_Exercise details:_ Quote word for word the lines below, beginning with the first and ending with the one that has "XAxis, YAxis, ReferenceLine". Drop the pictures.

>> START

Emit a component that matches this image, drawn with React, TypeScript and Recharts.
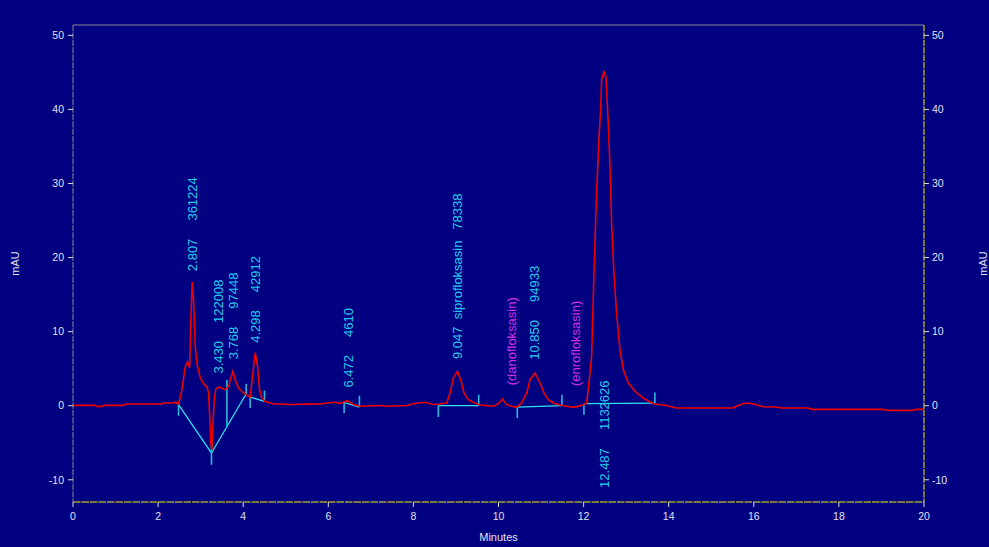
import React from "react";
import { ComposedChart, Line, Scatter, XAxis, YAxis, ReferenceLine } from "recharts";

// chromatogram trace, minutes vs mAU
const time = [
  0, 0.52, 0.56, 0.68, 0.72, 1.19, 1.23, 2.09, 2.13, 2.36, 2.4, 2.45,
  2.481, 2.56, 2.638, 2.693, 2.74, 2.772, 2.802, 2.833, 2.873, 2.912, 2.99, 3.069,
  3.146, 3.185, 3.209, 3.24, 3.264, 3.287, 3.319, 3.358, 3.42, 3.498, 3.577, 3.656,
  3.711, 3.758, 3.812, 3.89, 4.008, 4.11, 4.164, 4.227, 4.282, 4.338, 4.385, 4.439,
  4.517, 4.713, 5.103, 5.5, 5.806, 6.125, 6.275, 6.45, 6.594, 6.744, 7.222, 7.372,
  7.84, 8.0, 8.279, 8.468, 8.628, 8.783, 8.862, 8.94, 9.034, 9.112, 9.19, 9.292,
  9.409, 9.566, 9.879, 9.997, 10.09, 10.193, 10.311, 10.428, 10.545, 10.664, 10.741, 10.858,
  10.976, 11.069, 11.171, 11.289, 11.445, 11.602, 11.758, 11.993, 12.072, 12.15, 12.189, 12.244,
  12.307, 12.368, 12.4, 12.424, 12.478, 12.526, 12.58, 12.62, 12.658, 12.713, 12.776, 12.854,
  12.933, 13.049, 13.207, 13.401, 13.636, 13.95, 14.18, 15.51, 15.63, 15.75, 15.87, 15.98,
  16.14, 16.22, 16.53, 16.65, 17.28, 17.36, 19.04, 19.12, 19.74, 19.82, 20,
];
const signal = [
  0.04, 0.04, -0.09, -0.09, 0.04, 0.04, 0.23, 0.23, 0.36, 0.36, 0.5, 0.3,
  0.23, 2.17, 5.28, 5.98, 5.08, 12.09, 16.7, 14.3, 7.98, 5.78, 3.78, 2.98,
  2.57, 1.77, -0.93, -5.04, -5.95, -2.79, 0.81, 2.27, 2.52, 2.37, 2.17, 2.57,
  3.78, 4.63, 3.47, 2.37, 1.72, 1.37, 1.17, 4.38, 7.18, 5.28, 2.17, 1.07,
  0.57, 0.27, 0.17, 0.22, 0.23, 0.47, 0.32, 0.67, 0.17, -0.08, 0.02, -0.08,
  0.02, 0.27, 0.47, 0.17, 0.23, 0.37, 1.72, 3.75, 4.64, 3.51, 1.72, 0.81,
  0.45, 0.09, -0.08, 0.27, 0.9, 0.14, -0.08, -0.22, 0.37, 1.72, 3.51, 4.42,
  3.07, 1.72, 0.81, 0.37, 0.09, -0.08, -0.22, 0.09, 0.37, 4.37, 6.68, 17.9,
  29.1, 36.8, 39.9, 44.0, 45.1, 44.4, 38.1, 32.3, 24.7, 17.9, 12.5, 7.6,
  4.9, 3.1, 1.95, 1.04, 0.27, 0.04, -0.31, -0.31, 0.04, 0.27, 0.36, 0.27,
  0, -0.14, -0.18, -0.31, -0.31, -0.49, -0.49, -0.63, -0.63, -0.49, -0.49,
];

// peak annotations
const peakTimes = [2.807, 3.43, 3.768, 4.298, 6.472, 9.047, 10.31, 10.85, 11.8, 12.487];
const peakRt = ["2.807", "3.430", "3.768", "4.298", "6.472", "9.047", "", "10.850", "", "12.487"];
const peakNames = ["", "", "", "", "", "siprofloksasin", "(danofloksasin)", "", "(enrofloksasin)", ""];
const peakAreas = ["361224", "122008", "97448", "42912", "4610", "78338", "", "94933", "", "1132626"];

// integration baselines [tStart, vStart, tEnd, vEnd]
const baselines = [
  [2.48, 0.14, 3.255, -6.39],
  [3.255, -6.39, 4.07, 1.62],
  [4.164, 1.17, 4.5, 0.58],
  [6.372, 0.45, 6.731, -0.18],
  [8.586, 0, 9.535, 0],
  [10.441, -0.18, 11.491, 0],
  [12.008, 0.27, 13.675, 0.36],
];
// peak start / end marks [t, vFrom, vTo]
const marks = [
  [2.48, 0.41, -1.35],
  [3.255, -5.04, -7.97],
  [3.617, 3.51, -2.8],
  [4.07, 2.97, 1.49],
  [4.164, 1.17, -0.31],
  [4.5, 2.03, 0.72],
  [6.372, 0.45, -0.99],
  [6.731, 1.35, -0.18],
  [8.586, 0, -1.53],
  [9.535, 1.49, 0],
  [10.441, -0.18, -1.66],
  [11.491, 1.49, 0],
  [12.008, 0.27, -1.22],
  [13.675, 1.8, 0.36],
];

const xTicks = [0, 2, 4, 6, 8, 10, 12, 14, 16, 18, 20];
const yTicks = [-10, 0, 10, 20, 30, 40, 50];
const Y_MIN = -13;
const Y_MAX = 51.4;

const BG = "#000080";
const RED = "#ee0000";
const CYAN = "#26cdf0";
const CYAN_LINE = "#2fe3ee";
const CYAN_MARK = "#28b8dc";
const MAGENTA = "#d030e0";
const YELLOW = "#f4f000";
const GREY = "#8c8c8c";
const TEXT = "#e2e2f2";
const FONT = "'Liberation Sans', Arial, sans-serif";

const trace = time.map((t, i) => ({ t, v: signal[i] }));

function valueAt(t: number) {
  for (let i = 1; i < time.length; i++) {
    if (time[i] >= t) {
      const f = (t - time[i - 1]) / (time[i] - time[i - 1]);
      return signal[i - 1] + f * (signal[i] - signal[i - 1]);
    }
  }
  return signal[signal.length - 1];
}

const labels = peakTimes.map((t, i) => {
  const h = valueAt(t);
  return {
    t,
    // tall peak: label goes under the baseline
    v: h > 30 ? -11.1 : h + 1.85,
    text: `${peakRt[i]}  ${peakNames[i]}   ${peakAreas[i]}`,
    missing: peakNames[i].startsWith("("),
  };
});

const PeakLabel = (props: any) => {
  const { cx, cy, payload } = props;
  return (
    <text
      x={cx}
      y={cy}
      transform={`rotate(-90 ${cx} ${cy})`}
      fill={payload.missing ? MAGENTA : CYAN}
      fontSize={13}
      fontFamily={FONT}
      dominantBaseline="central"
      xmlSpace="preserve"
      style={{ whiteSpace: "pre" }}
    >
      {payload.text}
    </text>
  );
};

const leftTitle = (props: any) => {
  const vb = props.viewBox;
  const x = vb.x + 15;
  const y = vb.y + vb.height / 2;
  return (
    <text x={x} y={y} transform={`rotate(-90 ${x} ${y})`} textAnchor="middle" dominantBaseline="central" fill={TEXT} fontSize={11} fontFamily={FONT}>
      mAU
    </text>
  );
};

const rightTitle = (props: any) => {
  const vb = props.viewBox;
  const x = vb.x + 59;
  const y = vb.y + vb.height / 2;
  return (
    <text x={x} y={y} transform={`rotate(-90 ${x} ${y})`} textAnchor="middle" dominantBaseline="central" fill={TEXT} fontSize={11} fontFamily={FONT}>
      mAU
    </text>
  );
};

const bottomTitle = (props: any) => {
  const vb = props.viewBox;
  return (
    <text x={vb.x + vb.width / 2} y={vb.y + 39} textAnchor="middle" fill={TEXT} fontSize={11} fontFamily={FONT}>
      Minutes
    </text>
  );
};

const tickStyle = { fill: TEXT, fontSize: 10.5, fontFamily: FONT };

export default function App() {
  return (
    <div style={{ position: "absolute", left: 0, top: 0, width: 989, height: 547, background: BG }}>
      <ComposedChart width={989} height={547} margin={{ top: 25, right: 0, bottom: 0, left: 0 }}>
        <XAxis
          dataKey="t"
          type="number"
          domain={[0, 20]}
          ticks={xTicks}
          allowDataOverflow
          height={45}
          tickSize={5}
          tickMargin={6}
          tick={tickStyle}
          tickLine={{ stroke: "#d8d8d8" }}
          axisLine={{ stroke: YELLOW, strokeDasharray: "7.5 1" }}
          label={bottomTitle}
        />
        <YAxis
          type="number"
          domain={[Y_MIN, Y_MAX]}
          ticks={yTicks}
          allowDataOverflow
          width={73}
          tickSize={5}
          tickMargin={4}
          tick={tickStyle}
          tickLine={{ stroke: "#d8d8d8" }}
          axisLine={{ stroke: GREY, strokeDasharray: "6.4 1" }}
          label={leftTitle}
        />
        <YAxis
          yAxisId="right"
          orientation="right"
          type="number"
          domain={[Y_MIN, Y_MAX]}
          ticks={yTicks}
          allowDataOverflow
          width={65}
          tickSize={5}
          tickMargin={3}
          tick={tickStyle}
          tickLine={{ stroke: "#d8d8d8" }}
          axisLine={{ stroke: YELLOW, strokeDasharray: "6.4 1" }}
          label={rightTitle}
        />
        <ReferenceLine y={Y_MAX} stroke={GREY} strokeWidth={1.2} />
        {baselines.map((b, i) => (
          <ReferenceLine
            key={`b${i}`}
            segment={[{ x: b[0], y: b[1] }, { x: b[2], y: b[3] }]}
            stroke={CYAN_LINE}
            strokeWidth={1.3}
          />
        ))}
        {marks.map((m, i) => (
          <ReferenceLine
            key={`m${i}`}
            segment={[{ x: m[0], y: m[1] }, { x: m[0], y: m[2] }]}
            stroke={CYAN_MARK}
            strokeWidth={1.6}
          />
        ))}
        <Line
          data={trace}
          dataKey="v"
          type="linear"
          stroke={RED}
          strokeWidth={1.6}
          dot={false}
          isAnimationActive={false}
        />
        <Scatter
          yAxisId="right"
          data={labels}
          dataKey="v"
          shape={PeakLabel}
          isAnimationActive={false}
        />
      </ComposedChart>
    </div>
  );
}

>> END

_Exercise result:_
Emit a component that matches this image, drawn with React, TypeScript and Recharts.
import React from "react";
import { ComposedChart, Line, Scatter, XAxis, YAxis, ReferenceLine } from "recharts";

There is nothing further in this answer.